George Washington also saw the need for a Constitutional guarantee protecting the freedom of conscience, stating that “if I could now conceive that the general government might ever be so administered as to render the liberty of conscience insecure… [no one] would be more zealous than myself to establish effectual barriers against the horrors of spiritual tyranny, and every species of religious persecution” (Letter to the United Baptist Churches in Virginia, 1789). Our first President led us in a lengthy, bloody war against British tyranny in the colonies; he was ready to fight again the very government he helped established for the sake of freedom of conscience and of religion.
For him, freedom of conscience and freedom of religion are essential to the U.S. Constitution: “If I could have entertained the slightest apprehension that [the Constitution] framed in the Convention, where I had the honor to preside, might possibly endanger the religious rights of any ecclesiastical society, certainly I would never have placed my signature to it” (Letter to the United Baptist Churches in Virginia, 1789). Colonists had fled the religious factions and battles found in Europe so as to practice their faith and live freely according to their conscience.
James Madison points out that, in the United States, every citizen has an equal right “to the free exercise of his Religion according to the dictates of conscience,” because “we hold it for a fundamental and undeniable truth that religion, or the duty which we owe our Creator, and the manner of discharging it, can be directed only by reason and conviction, not by force or violence. The Religion then of every man must be left to the conviction and conscience of every man; and it is the right of every man to exercise it as these may dictate” (Memorial and Remonstrance Against Religious Assessment, 1785). So, without freedom of conscience there is no freedom of religion, and vice-versa. If the government were to force anyone to act against his moral conscience, then there is no freedom to fulfill one’s duty toward our Creator.
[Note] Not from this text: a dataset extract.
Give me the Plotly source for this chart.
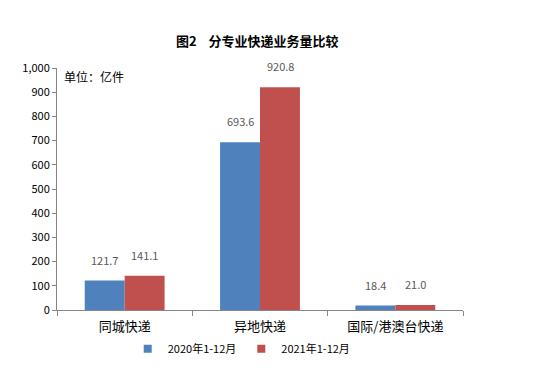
import plotly.graph_objects as go

categories = ["同城快递", "异地快递", "国际/港澳台快递"]
series_names = ["2020年1-12月", "2021年1-12月"]
values_2020 = [121.7, 693.6, 18.4]
values_2021 = [141.1, 920.8, 21.0]
colors = ["#4F81BD", "#C0504D"]

FONT = "Noto Sans CJK SC, Noto Sans, sans-serif"

fig = go.Figure()
for name, vals, col in zip(series_names, [values_2020, values_2021], colors):
    fig.add_trace(go.Bar(x=categories, y=vals, name=name, marker_color=col,
                         marker_line_width=0, showlegend=False))
for name, col in zip(series_names, colors):
    fig.add_trace(go.Scatter(x=[None], y=[None], mode="markers", name=name,
                             marker=dict(symbol="square", size=8, color=col)))

annotations = []
for vals, shift in [(values_2020, -20), (values_2021, 20)]:
    for c, v in zip(categories, vals):
        annotations.append(dict(x=c, y=v, xref="x", yref="y", text=f"{v:.1f}",
                                showarrow=False, xshift=shift, yshift=21,
                                font=dict(family=FONT, size=11, color="#595959")))
annotations.append(dict(x=0.012, y=0.965, xref="paper", yref="paper", text="单位：亿件",
                        showarrow=False, xanchor="left", yanchor="middle",
                        font=dict(family=FONT, size=12, color="#000000")))

fig.update_layout(
    width=536, height=372,
    margin=dict(l=49, r=81, t=60, b=70),
    paper_bgcolor="white", plot_bgcolor="white",
    barmode="group", bargap=0.41, bargroupgap=0,
    title=dict(text="<b>图2    分专业快递业务量比较</b>", x=0.465, xanchor="center",
               y=0.909, yanchor="middle",
               font=dict(family=FONT, size=13, color="#000000")),
    font=dict(family=FONT, size=11, color="#000000"),
    showlegend=True,
    legend=dict(orientation="h", x=0.455, xanchor="center", y=-0.16, yanchor="middle",
                font=dict(family=FONT, size=11, color="#000000"),
                itemwidth=30, traceorder="normal"),
    annotations=annotations,
)
fig.update_xaxes(type="category", showline=True, linecolor="#868686", linewidth=1,
                 ticks="outside", tickson="boundaries", ticklen=5, tickcolor="#868686",
                 ticklabelstandoff=4,
                 tickfont=dict(family=FONT, size=13, color="#000000"), showgrid=False)
fig.update_yaxes(range=[0, 1000], dtick=100, tickformat=",d", showline=True,
                 linecolor="#868686", linewidth=1, ticks="outside", ticklen=4,
                 tickcolor="#868686", showgrid=False, zeroline=False,
                 tickfont=dict(family=FONT, size=11, color="#000000"))

fig.write_html("out.html")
The Catechism of the Catholic Church also insists on the inalienable right to freedom of religion and conscience:
The right to the exercise of freedom, especially in religious and moral matters, is an inalienable requirement of the dignity of man. But the exercise of freedom does not entail the putative right to say or do anything (CCC 1747).
The Catholic Church insists that government respects the freedom of conscience, condemning the use of violence and force as contrary to the dignity of every human person:
“Nobody may be forced to act against his convictions, nor is anyone to be restrained from acting in accordance with his conscience in religious matters in private or in public.” This right is based on the very nature of the human person, whose dignity enables him freely to assent to the divine truth which transcends the temporal order (CCC 2106).
The right to religious liberty is… a natural right of the human person to civil liberty, i.e., immunity, within just limits, from external constraint in religious matters by political authorities. This natural right ought to be acknowledged in the juridical order of society in such a way that it constitutes a civil right (CCC 2108).
These are trying times for all peoples of faith in this country, but let us thank God for our bishops, as well as those Jewish and Christian leaders, who have been so insistent on defending the Constitution of this great nation against the tyranny.